Limit arbitrary feedback and do away with random performance measures like picking and choosing when to reward employees for a job well done, says Jeffrey Summer, a principal in the talent management practice at PricewaterhouseCoopers in New York. Feedback is obviously important, as employees need to gauge their work and progress within a company. However, when exchanges come infrequently or without any muscle behind them, the sentiment gets lost. Instead, install specific performance measurements like project milestones and performance rewards like bonuses. Also make sure to provide feedback in formal settings such as monthly or annual meetings.

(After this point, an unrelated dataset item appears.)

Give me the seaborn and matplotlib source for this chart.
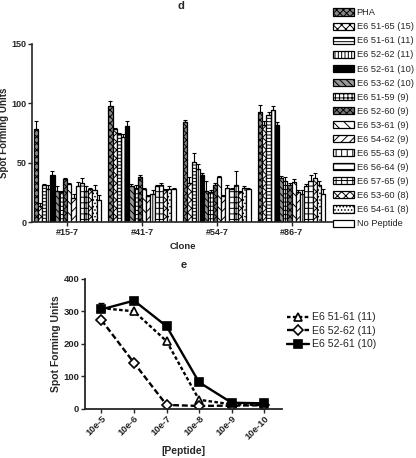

Entrepreneurs tend to know a lot about a particular industry or a specific technology, but often fall short when it comes to their knowledge of managing people. For these owners, bringing in some outside help can do wonders for boosting employee morale and keeping them engaged, says Ray Friedman, a management professor at Vanderbilt University in Nashville, Tenn. A mentor, for instance, a former boss or a fellow entrepreneur, who has experience managing employees can teach business owners the ins and outs of communicating with the staff. Or, for more dire cases in which employees aren’t following directions or they’re paying little attention to guidelines, hiring a human resources professional or chief operating officer may be necessary, he says.